>>>

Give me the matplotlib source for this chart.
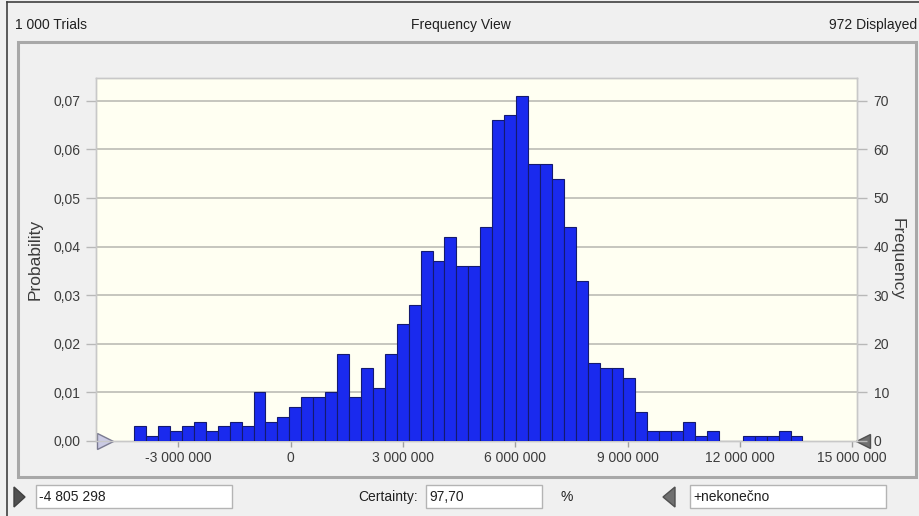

<<<
>>>

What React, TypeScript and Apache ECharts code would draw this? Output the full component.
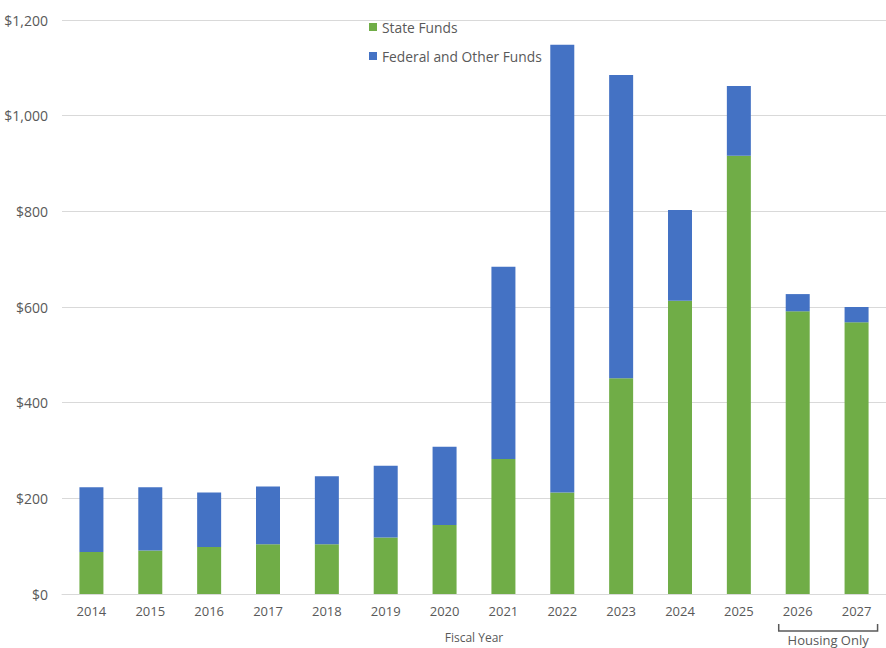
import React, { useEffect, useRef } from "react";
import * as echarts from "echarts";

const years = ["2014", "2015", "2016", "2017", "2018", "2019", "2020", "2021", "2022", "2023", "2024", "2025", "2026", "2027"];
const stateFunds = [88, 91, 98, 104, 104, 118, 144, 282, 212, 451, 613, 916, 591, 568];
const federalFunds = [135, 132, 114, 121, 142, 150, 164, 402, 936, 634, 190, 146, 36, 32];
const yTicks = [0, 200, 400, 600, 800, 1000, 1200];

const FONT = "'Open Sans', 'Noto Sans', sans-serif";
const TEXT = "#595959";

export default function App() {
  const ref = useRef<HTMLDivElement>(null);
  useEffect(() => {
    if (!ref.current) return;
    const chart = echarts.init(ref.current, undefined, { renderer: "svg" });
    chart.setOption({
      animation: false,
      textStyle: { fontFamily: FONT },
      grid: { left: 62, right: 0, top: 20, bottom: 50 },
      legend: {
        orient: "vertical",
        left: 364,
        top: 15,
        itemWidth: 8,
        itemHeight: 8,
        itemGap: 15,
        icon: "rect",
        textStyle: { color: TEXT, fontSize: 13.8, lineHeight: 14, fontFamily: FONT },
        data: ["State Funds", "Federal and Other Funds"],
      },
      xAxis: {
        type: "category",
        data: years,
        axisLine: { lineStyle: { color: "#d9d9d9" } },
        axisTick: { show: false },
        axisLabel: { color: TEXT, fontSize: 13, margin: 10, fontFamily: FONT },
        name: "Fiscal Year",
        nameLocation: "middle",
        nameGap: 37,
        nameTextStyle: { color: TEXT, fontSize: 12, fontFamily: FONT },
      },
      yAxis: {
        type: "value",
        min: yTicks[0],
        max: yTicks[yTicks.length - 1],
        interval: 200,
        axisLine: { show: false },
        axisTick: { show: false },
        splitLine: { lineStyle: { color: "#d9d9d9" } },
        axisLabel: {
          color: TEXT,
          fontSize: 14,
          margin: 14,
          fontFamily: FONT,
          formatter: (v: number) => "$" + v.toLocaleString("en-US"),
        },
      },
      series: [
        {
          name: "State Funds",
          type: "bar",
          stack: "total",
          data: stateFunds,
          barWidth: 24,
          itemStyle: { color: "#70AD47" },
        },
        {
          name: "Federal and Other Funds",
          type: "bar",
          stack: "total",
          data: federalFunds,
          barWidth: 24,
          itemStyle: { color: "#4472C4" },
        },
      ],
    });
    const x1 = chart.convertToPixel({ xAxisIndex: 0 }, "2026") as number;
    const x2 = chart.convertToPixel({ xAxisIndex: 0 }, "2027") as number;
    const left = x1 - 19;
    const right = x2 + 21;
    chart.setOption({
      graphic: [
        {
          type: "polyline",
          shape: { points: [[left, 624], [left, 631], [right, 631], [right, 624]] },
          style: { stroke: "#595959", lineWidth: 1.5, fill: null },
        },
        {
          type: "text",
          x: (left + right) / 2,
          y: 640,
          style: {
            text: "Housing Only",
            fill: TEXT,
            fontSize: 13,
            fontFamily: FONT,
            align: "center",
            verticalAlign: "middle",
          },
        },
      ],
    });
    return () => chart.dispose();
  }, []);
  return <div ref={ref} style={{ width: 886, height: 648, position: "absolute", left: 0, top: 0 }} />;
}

<<<
>>>

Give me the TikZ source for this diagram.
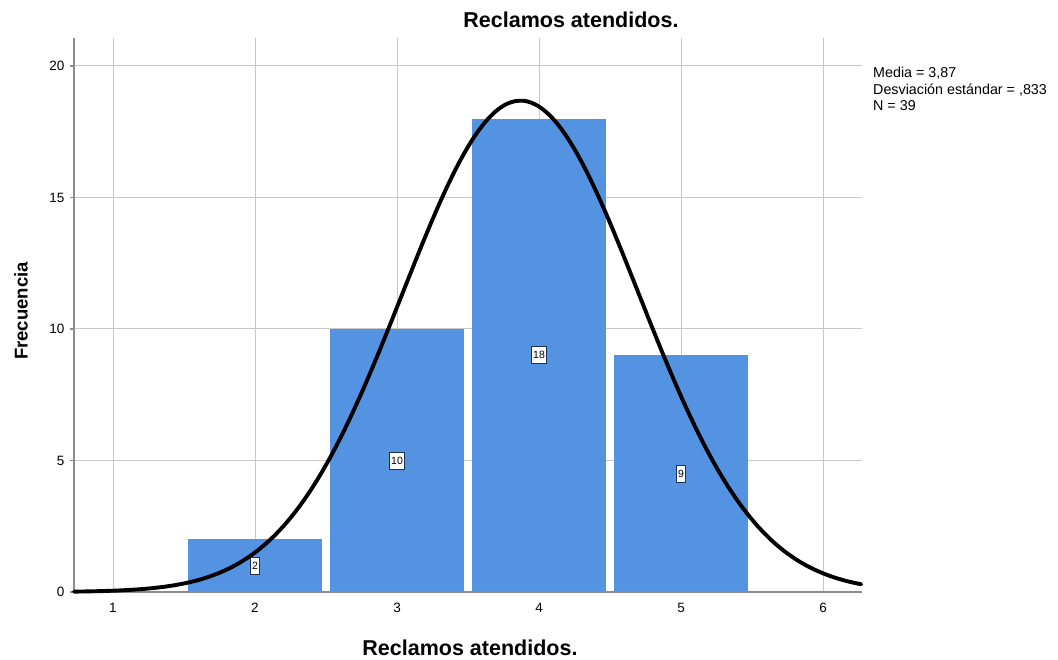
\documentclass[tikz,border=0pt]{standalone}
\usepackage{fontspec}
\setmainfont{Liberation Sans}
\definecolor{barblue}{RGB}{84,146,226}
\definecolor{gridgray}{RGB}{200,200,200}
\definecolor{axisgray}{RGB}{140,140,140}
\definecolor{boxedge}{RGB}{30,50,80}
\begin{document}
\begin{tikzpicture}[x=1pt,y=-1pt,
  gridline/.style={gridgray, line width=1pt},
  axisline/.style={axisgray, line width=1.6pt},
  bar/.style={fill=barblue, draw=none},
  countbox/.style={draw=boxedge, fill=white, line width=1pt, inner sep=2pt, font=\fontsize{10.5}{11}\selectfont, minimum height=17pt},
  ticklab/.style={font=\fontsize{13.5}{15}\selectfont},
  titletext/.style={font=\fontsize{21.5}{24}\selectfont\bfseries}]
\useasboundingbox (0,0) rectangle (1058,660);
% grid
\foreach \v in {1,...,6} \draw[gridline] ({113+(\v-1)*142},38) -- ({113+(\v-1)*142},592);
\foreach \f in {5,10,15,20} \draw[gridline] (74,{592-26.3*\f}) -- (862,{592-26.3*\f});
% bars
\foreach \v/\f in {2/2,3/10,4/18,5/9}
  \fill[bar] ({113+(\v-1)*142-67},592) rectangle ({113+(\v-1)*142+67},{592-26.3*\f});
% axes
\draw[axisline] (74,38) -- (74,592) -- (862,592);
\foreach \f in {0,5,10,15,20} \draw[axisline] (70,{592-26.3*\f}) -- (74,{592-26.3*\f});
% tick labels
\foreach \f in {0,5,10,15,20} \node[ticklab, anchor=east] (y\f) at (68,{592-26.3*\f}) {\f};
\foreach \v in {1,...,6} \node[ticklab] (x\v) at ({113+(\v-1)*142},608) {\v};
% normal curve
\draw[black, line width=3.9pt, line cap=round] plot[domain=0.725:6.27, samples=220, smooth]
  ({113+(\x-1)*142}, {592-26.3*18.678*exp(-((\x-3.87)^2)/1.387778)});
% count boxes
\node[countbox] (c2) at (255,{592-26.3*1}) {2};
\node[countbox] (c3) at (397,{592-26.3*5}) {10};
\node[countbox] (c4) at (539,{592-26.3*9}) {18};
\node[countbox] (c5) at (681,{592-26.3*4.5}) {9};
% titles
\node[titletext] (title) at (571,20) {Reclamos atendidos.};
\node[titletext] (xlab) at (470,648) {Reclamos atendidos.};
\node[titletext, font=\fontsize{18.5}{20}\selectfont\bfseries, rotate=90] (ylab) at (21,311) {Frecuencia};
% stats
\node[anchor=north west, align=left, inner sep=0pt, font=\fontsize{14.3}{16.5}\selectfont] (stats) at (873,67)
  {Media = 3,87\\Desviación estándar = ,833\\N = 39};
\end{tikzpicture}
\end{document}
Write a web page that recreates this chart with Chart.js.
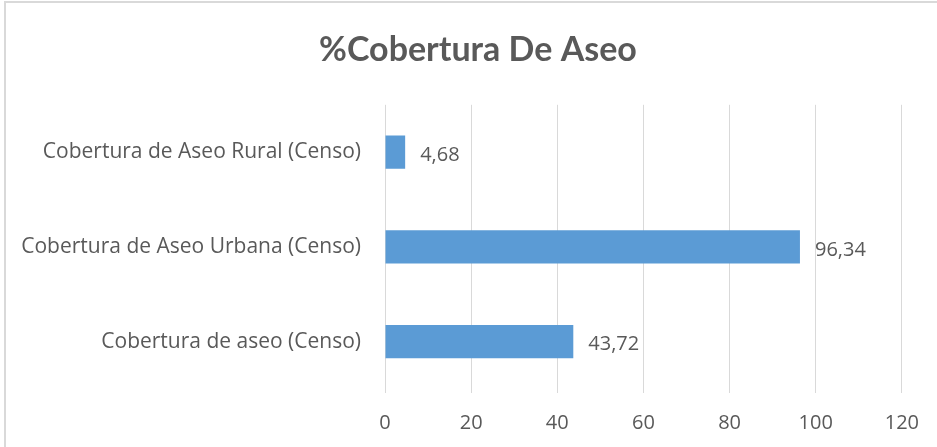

<<<

Aim of the exercise: Review the preceding data and report every line that includes the string "React".

Solution for this problem:
What React, TypeScript and Apache ECharts code would draw this? Output the full component.
import React, { useEffect, useRef } from "react";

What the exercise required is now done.